Jim Minifie of the Grattan Institute has performed a great service by describing in detail how expensive superannuation is in this country, and what a huge hole the fees excavate into Australians’ retirement savings.
But while he has clearly exposed the problem, Minifie has not, in my view, nailed either the cause of it, or the solution.
The fact is 20 years after Australia’s version of a national retirement savings system began, and despite quickly building one of the largest pools of money on the planet through mandatory contributions, the system is an inefficient, inequitable mess that benefits the industry that feeds on it far more than those who are supposed to benefit -- the people and the government.
Superannuation tax concessions are supposed to be an investment in reducing the cost of the government aged pension, yet reliance on the pension is rising, not falling, as Treasurer Joe Hockey is now pointing out almost daily.
It's also unfair: according to the Australia Institute, the top 5 per cent of income earners get 30 per cent of the tax benefits while the bottom 20 per cent get none.
And it's comparatively expensive: Australia’s super fees are as much as three times greater than elsewhere in the world, and costs have gone up even as increased scale should have brought costs down.
Over the past 10 years the average fee has come down from 1.38 per cent to 1.19 per cent, while the total funds under management have increased from $600 million to $1.7 trillion. That means total fees being extracted from super have increased from $8.28 billion to $20.23bn.
In the Grattan Institute report released yesterday, called Super sting: how to stop Australians paying too much for superannuation, Jim Minifie writes that the average fund has increased in size from from $700m to $4.2bn over the past decade, which should have produced cost savings of 20 per cent, or $2bn a year.
Yet the average cost of running these funds, according to Minifie, has increased by 20 per cent, not fallen.

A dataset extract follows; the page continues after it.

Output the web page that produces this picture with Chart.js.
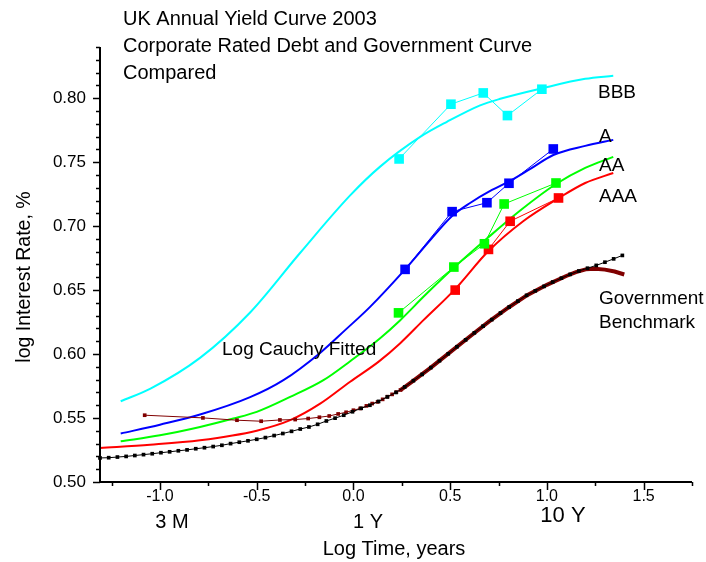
<!DOCTYPE html>
<html>
<head>
<meta charset="utf-8">
<title>UK Annual Yield Curve 2003</title>
<script src="https://cdn.jsdelivr.net/npm/chart.js@4.4.1/dist/chart.umd.min.js"></script>
<style>
  html, body { margin: 0; padding: 0; background: #ffffff; }
  #wrap { width: 706px; height: 562px; }
</style>
</head>
<body>
<div id="wrap"><canvas id="chart" width="706" height="562"></canvas></div>
<script>
// ---- data: log10(maturity in years) vs log10(yield %) ----

// Government benchmark curve (dotted black)
const govX = [-1.310, -1.265, -1.220, -1.175, -1.130, -1.085, -1.040, -0.995, -0.950, -0.905,
              -0.860, -0.815, -0.770, -0.725, -0.680, -0.635, -0.590, -0.545, -0.500, -0.455,
              -0.410, -0.365, -0.320, -0.275, -0.230, -0.185, -0.140, -0.095, -0.050, -0.005,
               0.040,  0.085,  0.130,  0.175,  0.220,  0.265,  0.310,  0.355,  0.400,  0.445,
               0.490,  0.535,  0.580,  0.625,  0.670,  0.715,  0.760,  0.805,  0.850,  0.895,
               0.940,  0.985,  1.030,  1.075,  1.120,  1.165,  1.210,  1.255,  1.300,  1.345,
               1.390];
const govY = [0.5188, 0.5190, 0.5195, 0.5200, 0.5207, 0.5214, 0.5221, 0.5229, 0.5236, 0.5244,
              0.5251, 0.5260, 0.5268, 0.5277, 0.5287, 0.5300, 0.5311, 0.5322, 0.5334, 0.5347,
              0.5363, 0.5379, 0.5396, 0.5414, 0.5430, 0.5451, 0.5477, 0.5499, 0.5522, 0.5549,
              0.5576, 0.5600, 0.5630, 0.5665, 0.5700, 0.5743, 0.5792, 0.5841, 0.5894, 0.5948,
              0.6002, 0.6057, 0.6111, 0.6166, 0.6218, 0.6269, 0.6321, 0.6368, 0.6414, 0.6459,
              0.6494, 0.6529, 0.6563, 0.6593, 0.6623, 0.6649, 0.6671, 0.6693, 0.6718, 0.6744,
              0.6771];

// Government monthly spot rates (wine), months 1..21 then longer maturities
const govMonthlyX = [-1.079, -0.778, -0.602, -0.477, -0.380, -0.301, -0.234, -0.176, -0.125, -0.079,
                     -0.038,  0.000,  0.035,  0.067,  0.097,  0.125,  0.151,  0.176,  0.200,  0.222,
                      0.243,  0.300,  0.400,  0.500,  0.600,  0.700,  0.800,  0.900,  1.000,  1.100,
                      1.150,  1.200,  1.250,  1.300,  1.350,  1.400];
const govMonthlyY = [0.5522, 0.5501, 0.5483, 0.5475, 0.5485, 0.5488, 0.5496, 0.5506, 0.5516, 0.5532,
                     0.5545, 0.5561, 0.5575, 0.5595, 0.5613, 0.5626, 0.5646, 0.5667, 0.5685, 0.5703,
                     0.5719, 0.5781, 0.5894, 0.6015, 0.6135, 0.6253, 0.6362, 0.6462, 0.6541, 0.6610,
                     0.6640, 0.6662, 0.6666, 0.6660, 0.6645, 0.6622];
const govMonthlyMarked = 21;   // the first 21 points are shown with markers

// Corporate bond observations by rating
const bbbX = [0.236, 0.504, 0.671, 0.796, 0.974];
const bbbY = [0.7525, 0.7953, 0.8041, 0.7864, 0.8070];
const aX   = [0.267, 0.510, 0.690, 0.804, 1.033];
const aY   = [0.6662, 0.7113, 0.7183, 0.7335, 0.7603];
const aaX  = [0.233, 0.519, 0.677, 0.779, 1.047];
const aaY  = [0.6322, 0.6680, 0.6862, 0.7173, 0.7337];
const aaaX = [0.526, 0.698, 0.810, 1.060];
const aaaY = [0.6500, 0.6818, 0.7038, 0.7220];

// Log Cauchy fitted curves
const bbbFitX = [-1.203, -1.049, -0.793, -0.534, -0.276, -0.017, 0.138, 0.345, 0.483, 0.655, 0.759, 0.974, 1.198, 1.343];
const bbbFitY = [0.5631, 0.5730, 0.5970, 0.6325, 0.6790, 0.7240, 0.7465, 0.7697, 0.7815, 0.7944, 0.7995, 0.8077, 0.8151, 0.8175];
const aFitX = [-1.203, -1.000, -0.793, -0.534, -0.362, -0.171, -0.043, 0.086, 0.267, 0.397, 0.510, 0.603, 0.707, 0.805, 0.914, 1.033, 1.198, 1.343];
const aFitY = [0.5379, 0.5448, 0.5527, 0.5663, 0.5796, 0.6011, 0.6187, 0.6369, 0.6662, 0.6891, 0.7079, 0.7181, 0.7275, 0.7349, 0.7447, 0.7556, 0.7627, 0.7674];
const aaFitX = [-1.203, -1.000, -0.793, -0.621, -0.500, -0.327, -0.155, -0.017, 0.138, 0.242, 0.371, 0.517, 0.690, 0.862, 1.047, 1.198, 1.343];
const aaFitY = [0.5318, 0.5365, 0.5430, 0.5496, 0.5548, 0.5665, 0.5796, 0.5944, 0.6124, 0.6265, 0.6461, 0.6672, 0.6903, 0.7122, 0.7329, 0.7455, 0.7541];
const aaaFitX = [-1.310, -1.051, -0.793, -0.500, -0.327, -0.172, -0.017, 0.129, 0.242, 0.362, 0.526, 0.698, 0.879, 1.060, 1.198, 1.343];
const aaaFitY = [0.5266, 0.5291, 0.5326, 0.5401, 0.5483, 0.5612, 0.5784, 0.5939, 0.6085, 0.6265, 0.6508, 0.6805, 0.7040, 0.7218, 0.7337, 0.7415];

// Axis ticks
const xTicks = [-1.0, -0.5, 0.0, 0.5, 1.0, 1.5];
const yTicks = [0.50, 0.55, 0.60, 0.65, 0.70, 0.75, 0.80];

const titleLines = ['UK Annual Yield Curve 2003', 'Corporate Rated Debt and Government Curve', 'Compared'];

// ---- helpers ----
const pts = (xs, ys) => xs.map((v, i) => ({ x: v, y: ys[i] }));
const FONT = '"Liberation Sans", Arial, Helvetica, sans-serif';

function observed(xs, ys, color, order) {
  return {
    data: pts(xs, ys), showLine: true, order,
    borderColor: color, borderWidth: 1,
    pointStyle: 'rect', pointRadius: 6.8, pointBackgroundColor: color,
    pointBorderColor: color, pointBorderWidth: 0, clip: false
  };
}
function fitted(xs, ys, color, order) {
  return {
    data: pts(xs, ys), showLine: true, order,
    borderColor: color, borderWidth: 2, pointRadius: 0,
    cubicInterpolationMode: 'monotone', clip: false
  };
}

// Axis lines, tick marks and free text
const decorations = {
  id: 'decorations',
  afterDraw(chart) {
    const { ctx, chartArea: ca, scales: { x, y } } = chart;
    ctx.save();
    ctx.strokeStyle = '#000';
    ctx.lineWidth = 2;
    ctx.beginPath();
    ctx.moveTo(ca.left, ca.top);
    ctx.lineTo(ca.left, ca.bottom);
    ctx.lineTo(ca.right, ca.bottom);
    ctx.stroke();

    ctx.lineWidth = 1.5;
    ctx.beginPath();
    for (let i = 50; i <= 84; i++) {
      const py = Math.round(y.getPixelForValue(i / 100)) + 0.5;
      const len = (i % 5 === 0) ? 7 : 4;
      ctx.moveTo(ca.left, py); ctx.lineTo(ca.left - len, py);
    }
    for (let i = -5; i <= 7; i++) {
      const px = Math.round(x.getPixelForValue(i * 0.25)) + 0.5;
      const len = (i % 2 === 0) ? 8 : 4;
      ctx.moveTo(px, ca.bottom); ctx.lineTo(px, ca.bottom + len);
    }
    ctx.stroke();

    ctx.fillStyle = '#000';
    ctx.textBaseline = 'middle';
    const text = (s, px, py, size, align) => {
      ctx.font = size + 'px ' + FONT;
      ctx.textAlign = align || 'left';
      ctx.fillText(s, px, py);
    };
    titleLines.forEach((s, i) => text(s, 123, 19 + i * 27, 20));

    text('BBB', 598, 93, 19);
    text('A', 599, 137, 19);
    text('AA', 599, 166, 19);
    text('AAA', 599, 197, 19);
    text('Government', 599, 299, 19);
    text('Benchmark', 599, 323, 19);
    text('Log Cauchy Fitted', 222, 350, 19);

    text('3 M', 172, 522, 20, 'center');
    text('1 Y', 368, 522, 20, 'center');
    text('10 Y', 563, 516, 22, 'center');
    text('Log Time, years', 394, 549, 20, 'center');

    ctx.translate(25, 277);
    ctx.rotate(-Math.PI / 2);
    text('log Interest Rate, %', 0, 0, 19.5, 'center');
    ctx.restore();
  }
};

new Chart(document.getElementById('chart'), {
  type: 'scatter',
  data: {
    datasets: [
      {
        data: pts(govX, govY), showLine: true, order: 1,
        borderColor: '#000000', borderWidth: 1,
        pointStyle: 'rect', pointRadius: 2.6, pointBackgroundColor: '#000000',
        pointBorderWidth: 0, clip: false
      },
      {
        data: pts(govMonthlyX, govMonthlyY), showLine: true, order: 2,
        borderColor: '#800000', borderWidth: 1,
        segment: { borderWidth: c => (c.p0DataIndex >= govMonthlyMarked - 1 ? 4 : 1) },
        pointStyle: 'rect',
        pointRadius: c => (c.dataIndex < govMonthlyMarked ? 2.6 : 0),
        pointBackgroundColor: '#800000', pointBorderWidth: 0, clip: false
      },
      observed(bbbX, bbbY, '#00FFFF', 3),
      observed(aX, aY, '#0000FF', 3),
      observed(aaX, aaY, '#00FF00', 3),
      observed(aaaX, aaaY, '#FF0000', 3),
      fitted(bbbFitX, bbbFitY, '#00FFFF', 5),
      fitted(aFitX, aFitY, '#0000FF', 5),
      fitted(aaFitX, aaFitY, '#00FF00', 5),
      fitted(aaaFitX, aaaFitY, '#FF0000', 5)
    ]
  },
  options: {
    responsive: false,
    animation: false,
    events: [],
    layout: { padding: { left: 0, right: 14, top: 47, bottom: 0 } },
    plugins: { legend: { display: false }, tooltip: { enabled: false }, title: { display: false } },
    scales: {
      x: {
        type: 'linear', min: -1.31, max: 1.75,
        afterBuildTicks: s => { s.ticks = xTicks.map(v => ({ value: v })); },
        afterFit: s => { s.height = 80; },
        ticks: {
          callback: v => v.toFixed(1), color: '#000', padding: -3,
          font: { family: FONT, size: 16 }, maxRotation: 0, autoSkip: false
        },
        grid: { display: false },
        border: { display: false }
      },
      y: {
        type: 'linear', min: 0.50, max: 0.84,
        afterBuildTicks: s => { s.ticks = yTicks.map(v => ({ value: v })); },
        afterFit: s => { s.width = 100; },
        ticks: {
          callback: v => v.toFixed(2), color: '#000', padding: 6,
          font: { family: FONT, size: 17 }
        },
        grid: { display: false },
        border: { display: false }
      }
    }
  },
  plugins: [decorations]
});
</script>
</body>
</html>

Expenses per account holder have gone up even more: by 50 per cent, from $550 in 2004 to $820 in 2013. Fees increased by 51 per cent, from $820 a year to over $1300 in 2013.
The impact of these fees on the average retirement balance, assuming a 40-year contribution period and real wage growth of 1.8 per cent, is more than 27 per cent, or $250,000.
"Across the superannuation system in the decade from 2004 to 2013 (excluding the self-managed sector), gross earnings before fees were $378bn in 2013 dollars. Fees reduced net earnings by $158bn, over 40 per cent of gross earnings, to just $220bn.”
This graph compares Australia’s fees with those of some other countries:
Do Australia’s high fees provide value for money? Not according to the Grattan report: they are simply damaging retirement savings.
Minifie examined the subsequent performance of three groups of super funds over the period 2007-2013: low fee funds, previously high performing funds and all funds. Here are his results in a graph:
But having broken new ground in revealing just how expensive Australian superannuation is, and what impact the fees have on retirement balances, Minifie comes to this unsatisfying conclusion:
"Fees in Australia are high for one main reason. The system relies on account-holders and employers to put pressure on fees, but many do not."
Yes, but why not? It’s plain that competition is not working to bring prices down, and nothing the government has done has changed that. The Grattan Institute report rightly concludes that "Stronger Super" has not increased fee pressure and fees for MySuper products are not lower than their precursors.
The report puts forward two reforms it says are "urgently" needed to get fees down:
1. The government should hold a fee-based tender to select one of more non-government funds to be the default funds; and
2. The government should make tax time super choice time -- taxpayers should be given the chance to compare fees when they do their tax returns and be able to switch funds on the spot.
I’m sure that a government tender would make some difference and might even get the average fees down to the 0.5 per cent that Jim Minifie and the Grattan Institute think they should be.
But even at 0.5 per cent, super fees would compound at more than double the inflation rate and fund members would still not understand what they were paying or what they were getting for the fees.
As I wrote here two weeks ago (Superannuation is too costly, so bill me, April 14) the problem is that super is the only utility where the customers hand over their money, so the service providers don’t have to send a bill -- they just skim a percentage off the accounts.
Most people don’t understand percentages or the power of compound interest, and they don’t read the fine print of their annual super fund statements that disclose the fees they paid, so they don't know what they are paying. They won’t do it at tax time, either.
According to the Grattan report, the average super fee last year was $1300, or $108.33 a month.
If Australians got a monthly bill for $108.33 that they had to sit down and pay by cheque or BPAY, they would soon start taking notice of the service they were getting and putting pressure on the provider to get the fees down.
There is genuine competition among the electricity, gas and telecommunications utilities that do send out bills: in fact we’re all getting pestered by door-to-door salesmen offering cheap deals.
Super is also a utility, but as the Grattan Institute points out there is no price-based competition. That's because in this business the utilities hold our money and confuse us with percentages.
A government-run tender, as Jim Minifie suggests, is a possible solution.
But a far better solution would be banning the funds from taking their fees out of the accounts, and forcing them to send out bills instead.